>> START RAW RECORDS

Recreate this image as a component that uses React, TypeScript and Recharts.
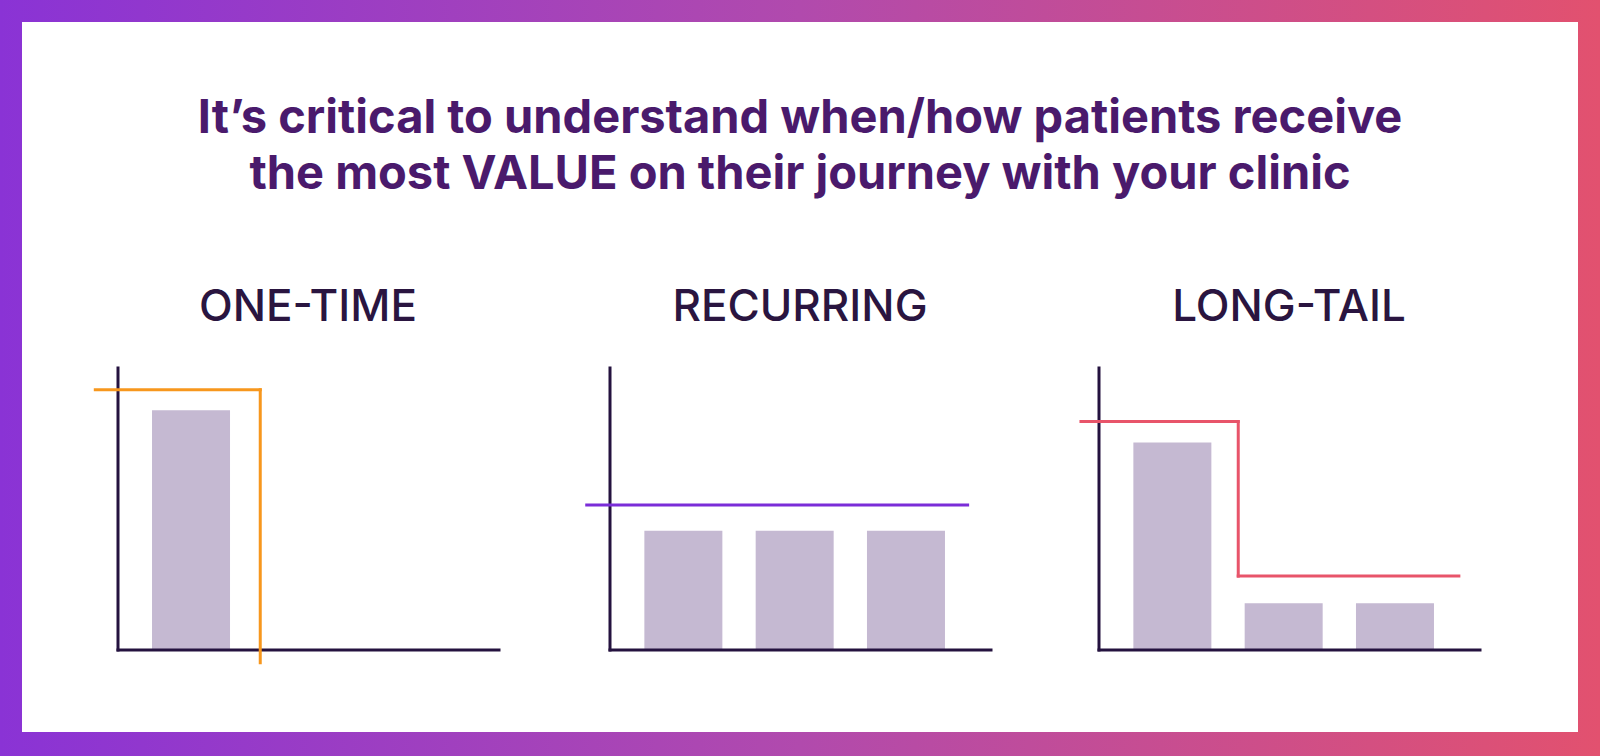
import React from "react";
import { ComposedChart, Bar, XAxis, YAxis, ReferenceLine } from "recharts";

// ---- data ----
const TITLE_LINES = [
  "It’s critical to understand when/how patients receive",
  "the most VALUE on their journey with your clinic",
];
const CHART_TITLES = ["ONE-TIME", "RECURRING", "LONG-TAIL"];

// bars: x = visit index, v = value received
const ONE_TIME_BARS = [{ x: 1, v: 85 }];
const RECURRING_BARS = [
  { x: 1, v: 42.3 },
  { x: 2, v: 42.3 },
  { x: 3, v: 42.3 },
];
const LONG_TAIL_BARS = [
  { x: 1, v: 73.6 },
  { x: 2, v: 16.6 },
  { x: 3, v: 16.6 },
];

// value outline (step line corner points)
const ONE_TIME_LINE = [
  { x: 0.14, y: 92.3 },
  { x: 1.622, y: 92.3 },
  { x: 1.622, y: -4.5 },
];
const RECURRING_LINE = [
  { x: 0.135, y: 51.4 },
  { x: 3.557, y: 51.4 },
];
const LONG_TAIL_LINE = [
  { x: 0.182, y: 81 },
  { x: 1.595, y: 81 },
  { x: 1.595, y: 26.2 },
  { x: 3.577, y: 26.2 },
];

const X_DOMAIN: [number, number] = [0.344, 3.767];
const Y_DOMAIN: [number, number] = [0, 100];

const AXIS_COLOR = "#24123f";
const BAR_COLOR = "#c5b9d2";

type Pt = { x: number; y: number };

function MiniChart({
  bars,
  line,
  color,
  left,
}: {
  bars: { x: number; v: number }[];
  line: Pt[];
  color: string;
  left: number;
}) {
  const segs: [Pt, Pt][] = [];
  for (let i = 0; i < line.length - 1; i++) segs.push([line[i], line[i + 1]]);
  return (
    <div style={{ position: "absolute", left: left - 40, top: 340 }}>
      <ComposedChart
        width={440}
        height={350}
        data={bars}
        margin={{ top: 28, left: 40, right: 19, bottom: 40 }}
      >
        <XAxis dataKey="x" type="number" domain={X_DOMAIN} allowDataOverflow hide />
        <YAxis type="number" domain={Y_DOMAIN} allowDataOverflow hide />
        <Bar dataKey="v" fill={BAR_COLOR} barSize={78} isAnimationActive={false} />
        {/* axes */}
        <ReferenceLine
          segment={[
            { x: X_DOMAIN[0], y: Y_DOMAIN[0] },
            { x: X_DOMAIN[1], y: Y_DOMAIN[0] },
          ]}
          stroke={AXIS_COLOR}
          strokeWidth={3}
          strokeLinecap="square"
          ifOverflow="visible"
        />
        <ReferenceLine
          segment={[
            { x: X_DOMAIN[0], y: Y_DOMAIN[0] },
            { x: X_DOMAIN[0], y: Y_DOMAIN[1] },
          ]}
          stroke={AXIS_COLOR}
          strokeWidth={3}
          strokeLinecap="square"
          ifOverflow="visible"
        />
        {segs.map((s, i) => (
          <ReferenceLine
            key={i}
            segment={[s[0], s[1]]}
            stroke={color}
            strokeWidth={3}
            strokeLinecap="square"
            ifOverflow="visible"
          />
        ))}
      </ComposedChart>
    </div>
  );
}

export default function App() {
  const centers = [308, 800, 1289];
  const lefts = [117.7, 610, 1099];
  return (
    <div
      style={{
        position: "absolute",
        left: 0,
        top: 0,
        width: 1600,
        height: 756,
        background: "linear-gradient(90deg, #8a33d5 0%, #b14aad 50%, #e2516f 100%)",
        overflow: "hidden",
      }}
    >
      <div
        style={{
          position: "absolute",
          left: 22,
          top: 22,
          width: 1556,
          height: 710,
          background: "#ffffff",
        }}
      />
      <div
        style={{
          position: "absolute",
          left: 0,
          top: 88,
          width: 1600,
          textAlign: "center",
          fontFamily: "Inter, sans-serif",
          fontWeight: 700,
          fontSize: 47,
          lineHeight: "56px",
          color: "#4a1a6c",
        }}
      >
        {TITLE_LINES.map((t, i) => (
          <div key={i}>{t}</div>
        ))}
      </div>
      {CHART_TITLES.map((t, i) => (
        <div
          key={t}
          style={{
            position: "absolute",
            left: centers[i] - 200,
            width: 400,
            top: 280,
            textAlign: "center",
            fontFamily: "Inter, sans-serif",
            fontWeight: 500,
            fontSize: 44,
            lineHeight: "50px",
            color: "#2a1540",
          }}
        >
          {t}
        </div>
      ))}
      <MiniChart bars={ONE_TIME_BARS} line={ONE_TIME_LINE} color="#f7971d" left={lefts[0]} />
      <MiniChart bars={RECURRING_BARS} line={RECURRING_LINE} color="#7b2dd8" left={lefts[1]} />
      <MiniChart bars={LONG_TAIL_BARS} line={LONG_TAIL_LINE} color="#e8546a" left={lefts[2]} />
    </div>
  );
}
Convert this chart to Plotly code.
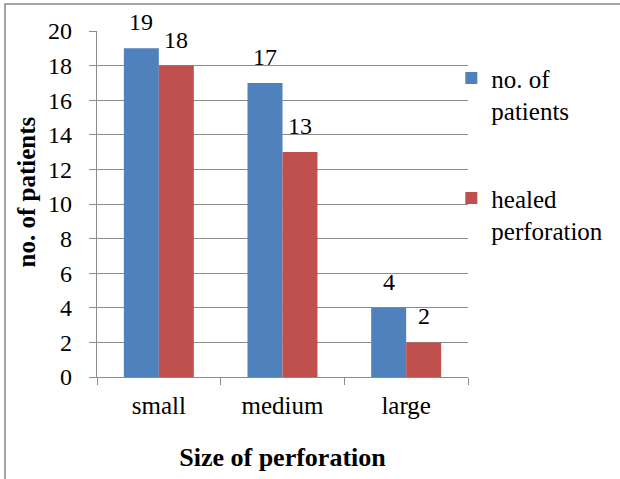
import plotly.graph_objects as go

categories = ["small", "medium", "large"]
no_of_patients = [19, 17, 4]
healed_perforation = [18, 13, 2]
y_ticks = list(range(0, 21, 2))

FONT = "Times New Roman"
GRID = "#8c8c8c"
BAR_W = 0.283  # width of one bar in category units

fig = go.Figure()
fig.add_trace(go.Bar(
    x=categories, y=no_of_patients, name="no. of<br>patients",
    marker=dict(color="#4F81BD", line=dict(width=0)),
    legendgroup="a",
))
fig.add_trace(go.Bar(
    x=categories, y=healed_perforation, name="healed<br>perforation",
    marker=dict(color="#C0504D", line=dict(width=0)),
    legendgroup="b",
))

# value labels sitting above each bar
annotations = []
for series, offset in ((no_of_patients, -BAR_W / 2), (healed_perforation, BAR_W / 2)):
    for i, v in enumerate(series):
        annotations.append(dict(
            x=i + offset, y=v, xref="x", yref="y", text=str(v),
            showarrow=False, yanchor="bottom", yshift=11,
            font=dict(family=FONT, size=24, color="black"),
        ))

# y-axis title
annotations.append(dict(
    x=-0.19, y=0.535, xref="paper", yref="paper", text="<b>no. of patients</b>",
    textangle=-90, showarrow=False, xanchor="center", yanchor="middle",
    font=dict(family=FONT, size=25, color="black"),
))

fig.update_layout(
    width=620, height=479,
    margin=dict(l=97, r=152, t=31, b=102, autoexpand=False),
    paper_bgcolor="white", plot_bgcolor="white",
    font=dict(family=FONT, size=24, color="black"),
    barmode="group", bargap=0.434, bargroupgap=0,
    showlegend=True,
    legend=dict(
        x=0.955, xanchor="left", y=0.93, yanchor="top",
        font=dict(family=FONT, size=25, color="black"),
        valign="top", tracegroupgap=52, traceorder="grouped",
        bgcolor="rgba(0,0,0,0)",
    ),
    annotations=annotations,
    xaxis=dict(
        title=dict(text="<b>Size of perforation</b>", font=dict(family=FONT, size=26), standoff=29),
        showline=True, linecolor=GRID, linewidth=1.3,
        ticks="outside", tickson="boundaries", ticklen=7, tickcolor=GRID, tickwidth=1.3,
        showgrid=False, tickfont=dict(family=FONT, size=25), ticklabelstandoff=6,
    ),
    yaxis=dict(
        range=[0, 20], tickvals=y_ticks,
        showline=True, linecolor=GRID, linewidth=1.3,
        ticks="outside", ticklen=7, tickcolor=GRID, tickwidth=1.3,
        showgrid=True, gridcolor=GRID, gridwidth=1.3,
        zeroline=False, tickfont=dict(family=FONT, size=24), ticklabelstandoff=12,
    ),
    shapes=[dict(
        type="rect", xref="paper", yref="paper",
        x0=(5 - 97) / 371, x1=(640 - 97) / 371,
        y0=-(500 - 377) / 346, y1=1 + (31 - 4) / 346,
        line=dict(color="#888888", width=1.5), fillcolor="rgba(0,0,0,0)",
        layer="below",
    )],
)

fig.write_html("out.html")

>> END RAW RECORDS
>> START RAW RECORDS

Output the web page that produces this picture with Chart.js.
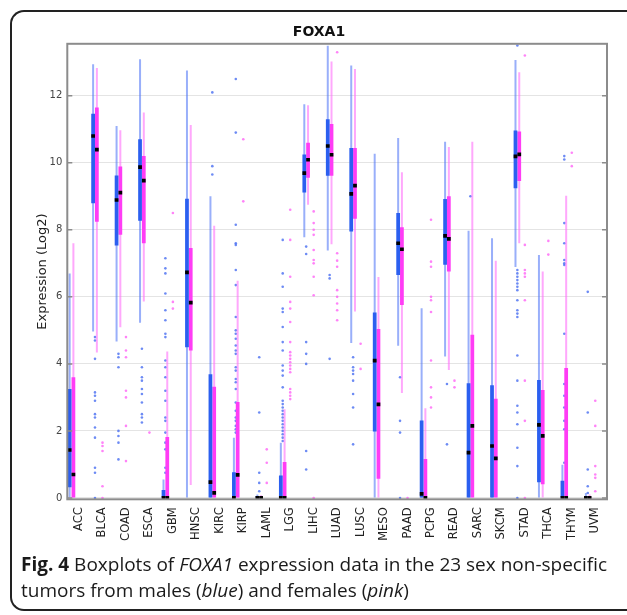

>> END RAW RECORDS
>> START RAW RECORDS

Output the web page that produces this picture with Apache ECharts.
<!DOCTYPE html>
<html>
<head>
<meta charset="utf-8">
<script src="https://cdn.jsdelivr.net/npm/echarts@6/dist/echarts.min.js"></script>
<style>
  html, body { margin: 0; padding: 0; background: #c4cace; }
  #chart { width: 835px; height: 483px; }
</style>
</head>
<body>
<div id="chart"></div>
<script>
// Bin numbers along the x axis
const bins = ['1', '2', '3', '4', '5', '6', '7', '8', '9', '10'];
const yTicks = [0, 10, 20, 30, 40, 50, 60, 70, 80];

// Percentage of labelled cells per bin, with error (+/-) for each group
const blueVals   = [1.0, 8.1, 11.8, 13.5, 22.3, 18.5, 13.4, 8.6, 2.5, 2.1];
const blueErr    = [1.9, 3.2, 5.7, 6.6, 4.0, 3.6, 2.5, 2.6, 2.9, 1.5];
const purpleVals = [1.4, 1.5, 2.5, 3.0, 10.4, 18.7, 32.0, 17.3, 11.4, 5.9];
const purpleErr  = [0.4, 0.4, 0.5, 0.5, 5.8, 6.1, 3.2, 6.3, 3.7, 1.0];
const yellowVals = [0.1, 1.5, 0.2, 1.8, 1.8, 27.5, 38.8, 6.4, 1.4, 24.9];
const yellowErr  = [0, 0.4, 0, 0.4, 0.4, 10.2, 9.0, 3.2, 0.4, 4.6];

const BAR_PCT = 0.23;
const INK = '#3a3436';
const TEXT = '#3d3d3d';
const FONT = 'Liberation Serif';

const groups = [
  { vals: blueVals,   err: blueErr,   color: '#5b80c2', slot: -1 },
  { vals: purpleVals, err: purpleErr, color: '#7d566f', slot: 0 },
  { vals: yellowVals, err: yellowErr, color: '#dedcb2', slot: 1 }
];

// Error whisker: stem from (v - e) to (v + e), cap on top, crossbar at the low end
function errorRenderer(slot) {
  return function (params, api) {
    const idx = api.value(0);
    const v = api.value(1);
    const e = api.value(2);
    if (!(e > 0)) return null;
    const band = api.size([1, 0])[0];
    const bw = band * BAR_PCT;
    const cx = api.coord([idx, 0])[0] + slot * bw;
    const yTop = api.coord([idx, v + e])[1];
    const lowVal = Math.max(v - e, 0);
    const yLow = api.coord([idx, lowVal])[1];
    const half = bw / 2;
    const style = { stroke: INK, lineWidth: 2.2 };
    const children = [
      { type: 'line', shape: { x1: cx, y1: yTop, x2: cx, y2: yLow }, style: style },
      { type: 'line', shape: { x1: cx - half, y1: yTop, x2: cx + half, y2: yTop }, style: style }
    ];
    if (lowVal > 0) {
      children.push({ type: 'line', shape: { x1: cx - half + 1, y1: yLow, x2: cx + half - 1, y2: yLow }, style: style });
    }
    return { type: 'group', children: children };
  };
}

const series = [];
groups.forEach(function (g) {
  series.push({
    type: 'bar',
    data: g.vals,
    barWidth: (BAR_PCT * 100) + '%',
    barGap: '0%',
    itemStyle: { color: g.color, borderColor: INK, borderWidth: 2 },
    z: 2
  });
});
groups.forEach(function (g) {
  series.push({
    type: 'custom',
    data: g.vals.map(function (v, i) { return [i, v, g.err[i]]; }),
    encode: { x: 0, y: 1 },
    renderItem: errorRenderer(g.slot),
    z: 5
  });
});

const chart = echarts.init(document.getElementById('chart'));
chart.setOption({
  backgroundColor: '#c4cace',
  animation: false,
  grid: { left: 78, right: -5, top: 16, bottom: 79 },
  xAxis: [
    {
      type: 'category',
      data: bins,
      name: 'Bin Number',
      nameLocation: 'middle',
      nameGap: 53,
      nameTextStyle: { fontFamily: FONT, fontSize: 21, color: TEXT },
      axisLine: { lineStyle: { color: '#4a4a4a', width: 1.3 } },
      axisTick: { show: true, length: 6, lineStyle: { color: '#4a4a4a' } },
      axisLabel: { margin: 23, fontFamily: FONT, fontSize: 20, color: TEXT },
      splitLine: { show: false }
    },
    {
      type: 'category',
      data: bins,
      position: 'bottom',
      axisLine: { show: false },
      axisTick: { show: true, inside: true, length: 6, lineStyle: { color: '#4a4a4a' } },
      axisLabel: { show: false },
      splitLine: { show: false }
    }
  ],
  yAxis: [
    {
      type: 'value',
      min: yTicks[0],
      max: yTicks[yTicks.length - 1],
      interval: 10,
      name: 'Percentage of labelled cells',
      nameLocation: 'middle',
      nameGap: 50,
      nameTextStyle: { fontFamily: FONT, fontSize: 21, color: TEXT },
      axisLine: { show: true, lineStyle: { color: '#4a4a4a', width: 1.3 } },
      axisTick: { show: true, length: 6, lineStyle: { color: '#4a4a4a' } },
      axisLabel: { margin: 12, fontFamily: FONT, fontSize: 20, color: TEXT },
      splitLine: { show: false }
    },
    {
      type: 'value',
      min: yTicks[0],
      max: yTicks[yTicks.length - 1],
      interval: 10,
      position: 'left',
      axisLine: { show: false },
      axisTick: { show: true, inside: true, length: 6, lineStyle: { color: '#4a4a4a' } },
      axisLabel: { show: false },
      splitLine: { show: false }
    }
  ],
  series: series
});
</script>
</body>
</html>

>> END RAW RECORDS

▸ YOUR GOAL
From the records above, copy exactly the stretch from the line holding "Recreate this image" through the line holding "number; y: number", both ends included, without the pictures.

▸ THE RESULT
Recreate this image as a component that uses React, TypeScript and Recharts.
import React from "react";
import { ComposedChart, Bar, XAxis, YAxis, ReferenceLine } from "recharts";

// ---- data ----
const TITLE_LINES = [
  "It’s critical to understand when/how patients receive",
  "the most VALUE on their journey with your clinic",
];
const CHART_TITLES = ["ONE-TIME", "RECURRING", "LONG-TAIL"];

// bars: x = visit index, v = value received
const ONE_TIME_BARS = [{ x: 1, v: 85 }];
const RECURRING_BARS = [
  { x: 1, v: 42.3 },
  { x: 2, v: 42.3 },
  { x: 3, v: 42.3 },
];
const LONG_TAIL_BARS = [
  { x: 1, v: 73.6 },
  { x: 2, v: 16.6 },
  { x: 3, v: 16.6 },
];

// value outline (step line corner points)
const ONE_TIME_LINE = [
  { x: 0.14, y: 92.3 },
  { x: 1.622, y: 92.3 },
  { x: 1.622, y: -4.5 },
];
const RECURRING_LINE = [
  { x: 0.135, y: 51.4 },
  { x: 3.557, y: 51.4 },
];
const LONG_TAIL_LINE = [
  { x: 0.182, y: 81 },
  { x: 1.595, y: 81 },
  { x: 1.595, y: 26.2 },
  { x: 3.577, y: 26.2 },
];

const X_DOMAIN: [number, number] = [0.344, 3.767];
const Y_DOMAIN: [number, number] = [0, 100];

const AXIS_COLOR = "#24123f";
const BAR_COLOR = "#c5b9d2";

type Pt = { x: number; y: number };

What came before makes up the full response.